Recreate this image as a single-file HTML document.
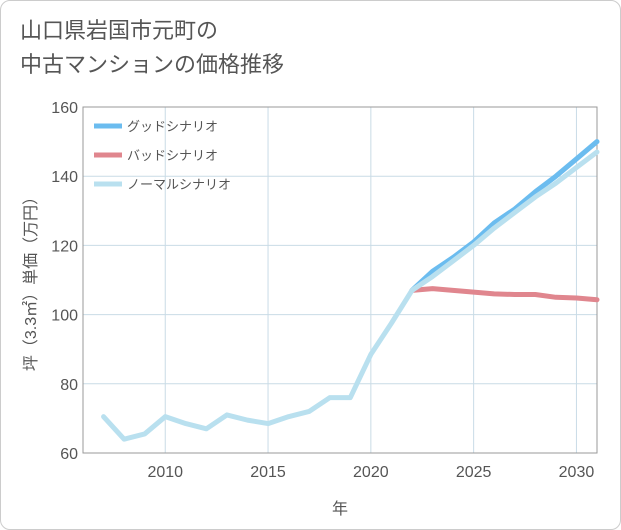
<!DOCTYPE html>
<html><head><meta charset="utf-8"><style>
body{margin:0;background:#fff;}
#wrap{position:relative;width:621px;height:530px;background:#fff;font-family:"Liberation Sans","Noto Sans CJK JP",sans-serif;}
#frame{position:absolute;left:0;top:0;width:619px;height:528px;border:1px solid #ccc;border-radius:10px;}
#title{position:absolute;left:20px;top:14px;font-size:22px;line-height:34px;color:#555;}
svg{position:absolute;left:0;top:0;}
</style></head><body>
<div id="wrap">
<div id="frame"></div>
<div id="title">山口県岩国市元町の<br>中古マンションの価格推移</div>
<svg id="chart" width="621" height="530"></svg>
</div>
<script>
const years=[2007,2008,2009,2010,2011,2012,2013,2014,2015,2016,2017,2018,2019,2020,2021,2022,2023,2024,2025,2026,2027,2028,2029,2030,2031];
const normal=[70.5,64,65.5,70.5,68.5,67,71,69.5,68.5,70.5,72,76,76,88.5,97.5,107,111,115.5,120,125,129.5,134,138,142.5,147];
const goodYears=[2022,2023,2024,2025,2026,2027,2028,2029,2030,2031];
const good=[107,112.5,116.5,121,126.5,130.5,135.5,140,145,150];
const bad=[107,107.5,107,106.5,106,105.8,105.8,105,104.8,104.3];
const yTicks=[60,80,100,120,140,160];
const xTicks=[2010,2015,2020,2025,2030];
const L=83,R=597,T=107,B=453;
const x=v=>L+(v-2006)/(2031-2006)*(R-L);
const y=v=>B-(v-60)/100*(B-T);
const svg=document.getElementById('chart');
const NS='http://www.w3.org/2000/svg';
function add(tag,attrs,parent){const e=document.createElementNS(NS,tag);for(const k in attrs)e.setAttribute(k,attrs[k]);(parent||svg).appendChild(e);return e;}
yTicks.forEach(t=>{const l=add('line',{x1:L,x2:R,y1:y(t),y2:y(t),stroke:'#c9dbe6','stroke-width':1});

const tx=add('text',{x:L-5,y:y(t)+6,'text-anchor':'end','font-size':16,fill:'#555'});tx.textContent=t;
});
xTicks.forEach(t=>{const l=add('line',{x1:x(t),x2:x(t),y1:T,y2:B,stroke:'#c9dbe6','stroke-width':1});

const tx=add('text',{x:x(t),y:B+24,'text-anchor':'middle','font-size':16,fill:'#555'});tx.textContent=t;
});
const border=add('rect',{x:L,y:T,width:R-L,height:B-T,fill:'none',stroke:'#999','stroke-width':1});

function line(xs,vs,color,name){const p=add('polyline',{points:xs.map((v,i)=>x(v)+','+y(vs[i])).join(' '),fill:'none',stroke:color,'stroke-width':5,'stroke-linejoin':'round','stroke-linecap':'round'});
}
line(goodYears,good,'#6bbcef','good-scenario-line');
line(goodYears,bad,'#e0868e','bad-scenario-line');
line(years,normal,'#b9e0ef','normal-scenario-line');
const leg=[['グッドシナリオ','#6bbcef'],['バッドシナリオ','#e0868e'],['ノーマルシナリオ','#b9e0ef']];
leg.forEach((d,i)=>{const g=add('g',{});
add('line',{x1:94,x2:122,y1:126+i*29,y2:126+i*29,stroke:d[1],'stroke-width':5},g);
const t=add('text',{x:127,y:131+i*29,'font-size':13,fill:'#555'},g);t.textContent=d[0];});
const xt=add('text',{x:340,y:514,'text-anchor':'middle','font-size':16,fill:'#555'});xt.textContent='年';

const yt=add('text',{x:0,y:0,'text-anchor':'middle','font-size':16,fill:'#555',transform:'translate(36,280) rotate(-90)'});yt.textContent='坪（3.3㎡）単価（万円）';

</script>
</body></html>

+ + + + +

* **Problem requirements**
Write out the full listing verbatim, excluding its pictures.

* **Completed exercise**
Recreate this image as a single-file HTML document.
<!DOCTYPE html>
<html><head><meta charset="utf-8"><style>
body{margin:0;background:#fff;}
#wrap{position:relative;width:621px;height:530px;background:#fff;font-family:"Liberation Sans","Noto Sans CJK JP",sans-serif;}
#frame{position:absolute;left:0;top:0;width:619px;height:528px;border:1px solid #ccc;border-radius:10px;}
#title{position:absolute;left:20px;top:14px;font-size:22px;line-height:34px;color:#555;}
svg{position:absolute;left:0;top:0;}
</style></head><body>
<div id="wrap">
<div id="frame"></div>
<div id="title">山口県岩国市元町の<br>中古マンションの価格推移</div>
<svg id="chart" width="621" height="530"></svg>
</div>
<script>
const years=[2007,2008,2009,2010,2011,2012,2013,2014,2015,2016,2017,2018,2019,2020,2021,2022,2023,2024,2025,2026,2027,2028,2029,2030,2031];
const normal=[70.5,64,65.5,70.5,68.5,67,71,69.5,68.5,70.5,72,76,76,88.5,97.5,107,111,115.5,120,125,129.5,134,138,142.5,147];
const goodYears=[2022,2023,2024,2025,2026,2027,2028,2029,2030,2031];
const good=[107,112.5,116.5,121,126.5,130.5,135.5,140,145,150];
const bad=[107,107.5,107,106.5,106,105.8,105.8,105,104.8,104.3];
const yTicks=[60,80,100,120,140,160];
const xTicks=[2010,2015,2020,2025,2030];
const L=83,R=597,T=107,B=453;
const x=v=>L+(v-2006)/(2031-2006)*(R-L);
const y=v=>B-(v-60)/100*(B-T);
const svg=document.getElementById('chart');
const NS='http://www.w3.org/2000/svg';
function add(tag,attrs,parent){const e=document.createElementNS(NS,tag);for(const k in attrs)e.setAttribute(k,attrs[k]);(parent||svg).appendChild(e);return e;}
yTicks.forEach(t=>{const l=add('line',{x1:L,x2:R,y1:y(t),y2:y(t),stroke:'#c9dbe6','stroke-width':1});

const tx=add('text',{x:L-5,y:y(t)+6,'text-anchor':'end','font-size':16,fill:'#555'});tx.textContent=t;
});
xTicks.forEach(t=>{const l=add('line',{x1:x(t),x2:x(t),y1:T,y2:B,stroke:'#c9dbe6','stroke-width':1});

const tx=add('text',{x:x(t),y:B+24,'text-anchor':'middle','font-size':16,fill:'#555'});tx.textContent=t;
});
const border=add('rect',{x:L,y:T,width:R-L,height:B-T,fill:'none',stroke:'#999','stroke-width':1});

function line(xs,vs,color,name){const p=add('polyline',{points:xs.map((v,i)=>x(v)+','+y(vs[i])).join(' '),fill:'none',stroke:color,'stroke-width':5,'stroke-linejoin':'round','stroke-linecap':'round'});
}
line(goodYears,good,'#6bbcef','good-scenario-line');
line(goodYears,bad,'#e0868e','bad-scenario-line');
line(years,normal,'#b9e0ef','normal-scenario-line');
const leg=[['グッドシナリオ','#6bbcef'],['バッドシナリオ','#e0868e'],['ノーマルシナリオ','#b9e0ef']];
leg.forEach((d,i)=>{const g=add('g',{});
add('line',{x1:94,x2:122,y1:126+i*29,y2:126+i*29,stroke:d[1],'stroke-width':5},g);
const t=add('text',{x:127,y:131+i*29,'font-size':13,fill:'#555'},g);t.textContent=d[0];});
const xt=add('text',{x:340,y:514,'text-anchor':'middle','font-size':16,fill:'#555'});xt.textContent='年';

const yt=add('text',{x:0,y:0,'text-anchor':'middle','font-size':16,fill:'#555',transform:'translate(36,280) rotate(-90)'});yt.textContent='坪（3.3㎡）単価（万円）';

</script>
</body></html>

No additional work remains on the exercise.